*Exercise description*:
Which lines fall between the line holding "Rebuild this chart as a Python" and the line holding "B3_START, B3_TICKS = 574, [580, 590, 600]", inclusive? Retype them exactly, without the pictures, and add nothing else.

*Data supplied*:
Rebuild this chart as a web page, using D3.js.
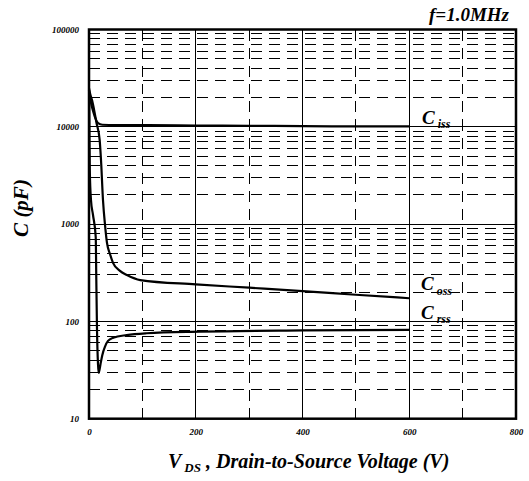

* * *

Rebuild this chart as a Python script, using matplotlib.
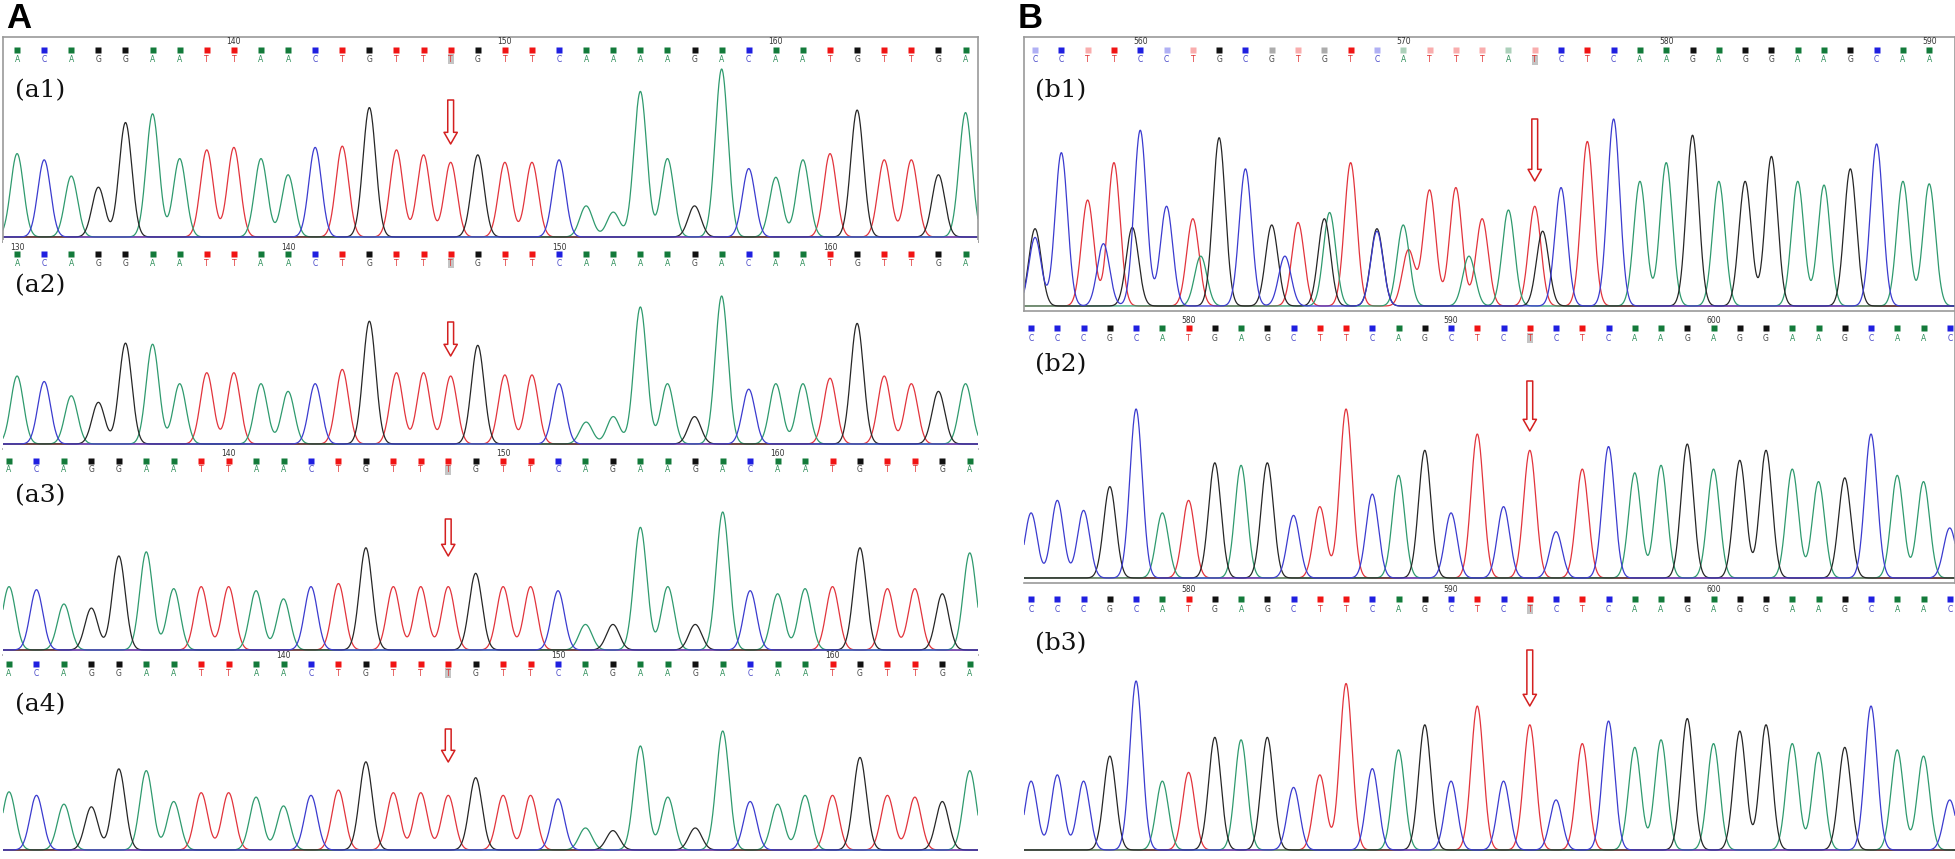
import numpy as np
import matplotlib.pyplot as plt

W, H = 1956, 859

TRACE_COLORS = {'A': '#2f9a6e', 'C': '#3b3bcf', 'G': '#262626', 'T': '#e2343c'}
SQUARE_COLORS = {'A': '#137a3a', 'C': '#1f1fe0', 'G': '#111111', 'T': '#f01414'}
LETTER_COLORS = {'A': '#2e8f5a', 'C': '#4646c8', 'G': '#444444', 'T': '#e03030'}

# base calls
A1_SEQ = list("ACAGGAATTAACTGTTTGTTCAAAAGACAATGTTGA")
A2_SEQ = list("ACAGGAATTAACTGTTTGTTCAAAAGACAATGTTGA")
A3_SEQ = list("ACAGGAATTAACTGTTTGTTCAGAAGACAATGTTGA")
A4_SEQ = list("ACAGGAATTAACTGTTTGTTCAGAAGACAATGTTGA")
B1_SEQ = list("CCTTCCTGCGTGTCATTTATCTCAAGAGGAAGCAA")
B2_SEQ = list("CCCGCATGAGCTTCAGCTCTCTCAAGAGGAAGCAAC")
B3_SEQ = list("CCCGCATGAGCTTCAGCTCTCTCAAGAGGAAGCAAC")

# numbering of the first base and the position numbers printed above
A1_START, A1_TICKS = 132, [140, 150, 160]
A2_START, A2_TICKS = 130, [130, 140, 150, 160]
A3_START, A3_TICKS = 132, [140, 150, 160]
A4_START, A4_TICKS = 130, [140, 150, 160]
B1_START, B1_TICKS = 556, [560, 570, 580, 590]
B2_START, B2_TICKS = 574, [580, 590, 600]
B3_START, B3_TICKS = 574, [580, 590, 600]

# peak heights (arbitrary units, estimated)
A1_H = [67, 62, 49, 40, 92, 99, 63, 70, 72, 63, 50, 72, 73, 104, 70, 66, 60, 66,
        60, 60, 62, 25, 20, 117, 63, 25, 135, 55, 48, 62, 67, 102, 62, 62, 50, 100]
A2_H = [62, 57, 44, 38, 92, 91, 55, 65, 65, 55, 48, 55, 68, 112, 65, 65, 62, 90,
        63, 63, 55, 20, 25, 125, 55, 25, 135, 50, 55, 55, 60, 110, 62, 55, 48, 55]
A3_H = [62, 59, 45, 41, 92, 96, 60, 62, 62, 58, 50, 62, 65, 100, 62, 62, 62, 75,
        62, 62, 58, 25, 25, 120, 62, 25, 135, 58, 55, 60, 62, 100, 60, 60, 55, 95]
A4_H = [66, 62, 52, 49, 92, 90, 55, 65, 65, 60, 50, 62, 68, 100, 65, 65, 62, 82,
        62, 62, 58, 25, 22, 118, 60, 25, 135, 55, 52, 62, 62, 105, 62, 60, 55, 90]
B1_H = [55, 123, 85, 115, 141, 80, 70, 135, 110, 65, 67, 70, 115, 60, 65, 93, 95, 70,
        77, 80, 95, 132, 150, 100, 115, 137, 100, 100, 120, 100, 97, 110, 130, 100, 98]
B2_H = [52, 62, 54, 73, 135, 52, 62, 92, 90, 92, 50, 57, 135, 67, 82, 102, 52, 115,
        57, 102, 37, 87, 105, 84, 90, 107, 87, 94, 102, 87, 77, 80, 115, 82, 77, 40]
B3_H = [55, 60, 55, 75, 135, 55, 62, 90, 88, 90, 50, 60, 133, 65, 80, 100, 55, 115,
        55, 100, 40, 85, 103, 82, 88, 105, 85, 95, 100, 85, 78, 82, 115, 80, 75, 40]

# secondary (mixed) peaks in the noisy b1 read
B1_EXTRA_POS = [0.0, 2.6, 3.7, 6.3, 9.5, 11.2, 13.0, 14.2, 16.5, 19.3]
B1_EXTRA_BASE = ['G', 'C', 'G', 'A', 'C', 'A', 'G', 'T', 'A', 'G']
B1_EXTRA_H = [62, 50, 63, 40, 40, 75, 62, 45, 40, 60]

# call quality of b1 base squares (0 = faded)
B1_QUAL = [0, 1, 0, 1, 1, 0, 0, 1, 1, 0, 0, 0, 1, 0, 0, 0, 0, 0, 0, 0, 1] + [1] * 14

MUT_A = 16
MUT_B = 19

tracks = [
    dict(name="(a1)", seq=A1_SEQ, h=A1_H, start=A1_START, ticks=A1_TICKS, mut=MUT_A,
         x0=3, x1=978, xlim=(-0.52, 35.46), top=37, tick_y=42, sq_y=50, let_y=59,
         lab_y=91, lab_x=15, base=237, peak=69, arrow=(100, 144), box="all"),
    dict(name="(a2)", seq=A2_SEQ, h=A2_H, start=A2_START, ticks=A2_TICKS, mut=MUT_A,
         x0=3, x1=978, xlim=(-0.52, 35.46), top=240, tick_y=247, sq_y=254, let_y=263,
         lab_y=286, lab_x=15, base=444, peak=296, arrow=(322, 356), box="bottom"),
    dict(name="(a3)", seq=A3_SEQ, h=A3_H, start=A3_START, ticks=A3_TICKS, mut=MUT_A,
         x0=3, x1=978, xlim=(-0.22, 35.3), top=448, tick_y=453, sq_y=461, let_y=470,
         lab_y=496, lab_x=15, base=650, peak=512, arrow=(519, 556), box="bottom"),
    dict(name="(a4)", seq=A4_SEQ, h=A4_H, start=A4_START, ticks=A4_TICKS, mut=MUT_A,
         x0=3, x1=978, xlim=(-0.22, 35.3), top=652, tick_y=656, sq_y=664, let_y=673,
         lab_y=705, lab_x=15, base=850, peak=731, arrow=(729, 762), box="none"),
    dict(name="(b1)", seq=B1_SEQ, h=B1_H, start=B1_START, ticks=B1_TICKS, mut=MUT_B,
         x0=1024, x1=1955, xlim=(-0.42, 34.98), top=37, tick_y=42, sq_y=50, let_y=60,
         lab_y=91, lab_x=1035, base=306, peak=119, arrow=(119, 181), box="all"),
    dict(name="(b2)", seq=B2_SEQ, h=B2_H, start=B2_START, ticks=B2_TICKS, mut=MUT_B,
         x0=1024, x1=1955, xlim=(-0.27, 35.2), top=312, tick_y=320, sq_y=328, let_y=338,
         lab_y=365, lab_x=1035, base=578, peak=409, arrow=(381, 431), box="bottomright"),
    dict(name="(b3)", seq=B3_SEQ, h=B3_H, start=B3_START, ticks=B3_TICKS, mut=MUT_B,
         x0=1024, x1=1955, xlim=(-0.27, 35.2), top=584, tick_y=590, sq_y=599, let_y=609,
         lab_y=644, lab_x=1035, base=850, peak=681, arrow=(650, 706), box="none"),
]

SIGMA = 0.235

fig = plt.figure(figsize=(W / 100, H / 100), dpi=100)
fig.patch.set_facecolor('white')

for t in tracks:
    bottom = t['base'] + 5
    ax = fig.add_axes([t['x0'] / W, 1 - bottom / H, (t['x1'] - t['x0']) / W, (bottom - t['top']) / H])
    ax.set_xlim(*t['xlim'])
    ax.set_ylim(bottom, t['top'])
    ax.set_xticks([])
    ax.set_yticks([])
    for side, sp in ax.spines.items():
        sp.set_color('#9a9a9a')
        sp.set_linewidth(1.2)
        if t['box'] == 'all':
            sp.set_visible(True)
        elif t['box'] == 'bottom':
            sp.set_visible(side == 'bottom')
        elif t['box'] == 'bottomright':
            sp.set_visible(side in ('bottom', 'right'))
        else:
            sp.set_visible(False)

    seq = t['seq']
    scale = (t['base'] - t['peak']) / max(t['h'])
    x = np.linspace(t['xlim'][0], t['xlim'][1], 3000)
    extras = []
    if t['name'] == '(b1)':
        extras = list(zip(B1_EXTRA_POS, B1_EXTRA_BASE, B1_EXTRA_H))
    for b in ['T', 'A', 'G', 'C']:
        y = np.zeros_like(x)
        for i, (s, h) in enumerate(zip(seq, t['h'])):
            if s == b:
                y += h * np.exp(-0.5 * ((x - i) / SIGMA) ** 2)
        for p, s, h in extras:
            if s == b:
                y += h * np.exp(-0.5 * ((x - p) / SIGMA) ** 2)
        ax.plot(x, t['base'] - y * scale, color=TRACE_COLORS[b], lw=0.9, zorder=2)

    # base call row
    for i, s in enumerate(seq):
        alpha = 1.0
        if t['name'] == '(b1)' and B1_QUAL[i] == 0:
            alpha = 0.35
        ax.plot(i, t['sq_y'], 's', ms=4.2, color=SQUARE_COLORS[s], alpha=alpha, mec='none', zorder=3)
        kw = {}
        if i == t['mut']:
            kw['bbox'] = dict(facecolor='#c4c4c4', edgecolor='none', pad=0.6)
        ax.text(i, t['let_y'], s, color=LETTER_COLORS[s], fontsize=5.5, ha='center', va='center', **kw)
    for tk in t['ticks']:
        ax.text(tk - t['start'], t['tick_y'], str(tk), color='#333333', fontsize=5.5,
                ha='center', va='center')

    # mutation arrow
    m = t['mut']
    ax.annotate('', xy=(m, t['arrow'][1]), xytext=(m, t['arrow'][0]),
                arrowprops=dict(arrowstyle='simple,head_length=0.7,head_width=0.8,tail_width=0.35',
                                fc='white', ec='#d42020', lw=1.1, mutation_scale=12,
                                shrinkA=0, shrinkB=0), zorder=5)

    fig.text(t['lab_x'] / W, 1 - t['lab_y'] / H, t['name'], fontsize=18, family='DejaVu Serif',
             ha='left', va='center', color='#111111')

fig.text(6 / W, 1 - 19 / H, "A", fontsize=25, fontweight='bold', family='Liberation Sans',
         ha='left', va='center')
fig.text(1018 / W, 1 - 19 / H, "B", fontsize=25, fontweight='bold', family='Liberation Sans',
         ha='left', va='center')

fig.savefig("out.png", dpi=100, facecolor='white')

--

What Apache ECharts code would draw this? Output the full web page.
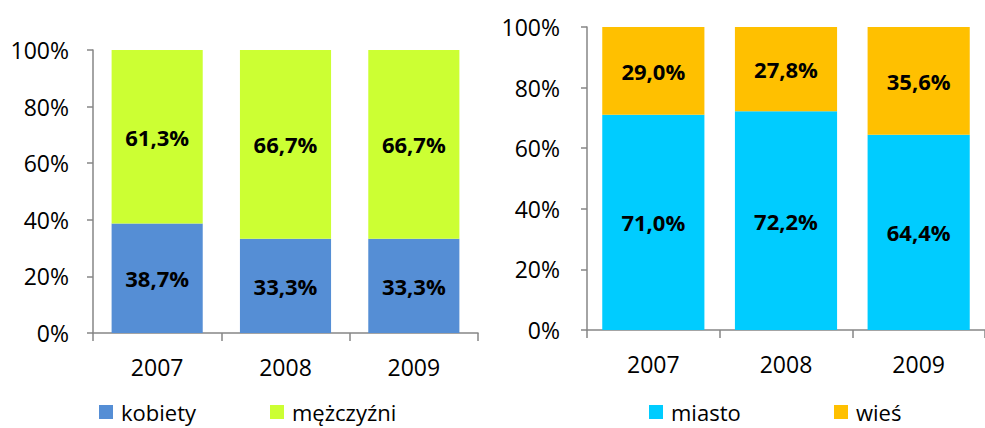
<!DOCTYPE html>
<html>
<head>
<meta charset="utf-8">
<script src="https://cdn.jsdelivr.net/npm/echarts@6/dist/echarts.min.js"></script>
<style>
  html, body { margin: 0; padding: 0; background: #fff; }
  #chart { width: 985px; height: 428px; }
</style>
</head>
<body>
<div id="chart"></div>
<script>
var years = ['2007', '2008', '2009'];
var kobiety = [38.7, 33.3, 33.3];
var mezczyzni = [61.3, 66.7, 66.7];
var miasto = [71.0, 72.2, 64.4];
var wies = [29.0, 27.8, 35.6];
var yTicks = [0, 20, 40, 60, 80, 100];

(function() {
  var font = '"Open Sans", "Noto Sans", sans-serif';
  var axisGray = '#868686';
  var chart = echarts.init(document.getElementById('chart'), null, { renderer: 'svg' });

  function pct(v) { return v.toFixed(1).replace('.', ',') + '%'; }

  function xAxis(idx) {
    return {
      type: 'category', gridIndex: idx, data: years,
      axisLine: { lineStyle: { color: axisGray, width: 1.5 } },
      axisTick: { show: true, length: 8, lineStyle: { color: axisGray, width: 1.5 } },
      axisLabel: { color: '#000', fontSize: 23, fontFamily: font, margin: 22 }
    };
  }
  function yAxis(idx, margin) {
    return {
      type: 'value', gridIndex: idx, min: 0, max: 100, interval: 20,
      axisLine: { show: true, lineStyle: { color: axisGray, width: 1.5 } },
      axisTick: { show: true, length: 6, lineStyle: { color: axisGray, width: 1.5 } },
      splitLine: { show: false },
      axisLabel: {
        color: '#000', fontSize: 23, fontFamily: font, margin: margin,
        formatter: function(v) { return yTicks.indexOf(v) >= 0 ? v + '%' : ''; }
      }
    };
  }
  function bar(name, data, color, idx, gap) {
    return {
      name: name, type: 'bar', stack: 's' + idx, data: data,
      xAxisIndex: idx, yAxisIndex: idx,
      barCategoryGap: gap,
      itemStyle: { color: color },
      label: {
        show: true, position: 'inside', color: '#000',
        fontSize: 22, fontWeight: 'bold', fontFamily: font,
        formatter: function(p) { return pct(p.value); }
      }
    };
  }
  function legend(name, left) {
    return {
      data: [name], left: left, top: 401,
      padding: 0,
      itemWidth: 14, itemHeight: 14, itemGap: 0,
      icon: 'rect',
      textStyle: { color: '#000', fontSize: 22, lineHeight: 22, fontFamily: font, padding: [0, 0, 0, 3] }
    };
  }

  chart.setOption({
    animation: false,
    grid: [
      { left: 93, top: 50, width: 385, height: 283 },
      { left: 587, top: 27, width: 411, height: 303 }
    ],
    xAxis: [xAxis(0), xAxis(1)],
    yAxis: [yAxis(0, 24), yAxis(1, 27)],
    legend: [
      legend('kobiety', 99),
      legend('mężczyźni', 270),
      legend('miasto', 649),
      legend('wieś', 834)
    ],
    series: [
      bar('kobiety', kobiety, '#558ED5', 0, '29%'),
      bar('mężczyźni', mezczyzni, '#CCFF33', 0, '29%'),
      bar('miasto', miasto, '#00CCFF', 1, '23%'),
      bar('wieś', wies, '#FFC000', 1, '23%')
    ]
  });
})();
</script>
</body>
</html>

*Exercise solution*:
Rebuild this chart as a Python script, using matplotlib.
import numpy as np
import matplotlib.pyplot as plt

W, H = 1956, 859

TRACE_COLORS = {'A': '#2f9a6e', 'C': '#3b3bcf', 'G': '#262626', 'T': '#e2343c'}
SQUARE_COLORS = {'A': '#137a3a', 'C': '#1f1fe0', 'G': '#111111', 'T': '#f01414'}
LETTER_COLORS = {'A': '#2e8f5a', 'C': '#4646c8', 'G': '#444444', 'T': '#e03030'}

# base calls
A1_SEQ = list("ACAGGAATTAACTGTTTGTTCAAAAGACAATGTTGA")
A2_SEQ = list("ACAGGAATTAACTGTTTGTTCAAAAGACAATGTTGA")
A3_SEQ = list("ACAGGAATTAACTGTTTGTTCAGAAGACAATGTTGA")
A4_SEQ = list("ACAGGAATTAACTGTTTGTTCAGAAGACAATGTTGA")
B1_SEQ = list("CCTTCCTGCGTGTCATTTATCTCAAGAGGAAGCAA")
B2_SEQ = list("CCCGCATGAGCTTCAGCTCTCTCAAGAGGAAGCAAC")
B3_SEQ = list("CCCGCATGAGCTTCAGCTCTCTCAAGAGGAAGCAAC")

# numbering of the first base and the position numbers printed above
A1_START, A1_TICKS = 132, [140, 150, 160]
A2_START, A2_TICKS = 130, [130, 140, 150, 160]
A3_START, A3_TICKS = 132, [140, 150, 160]
A4_START, A4_TICKS = 130, [140, 150, 160]
B1_START, B1_TICKS = 556, [560, 570, 580, 590]
B2_START, B2_TICKS = 574, [580, 590, 600]
B3_START, B3_TICKS = 574, [580, 590, 600]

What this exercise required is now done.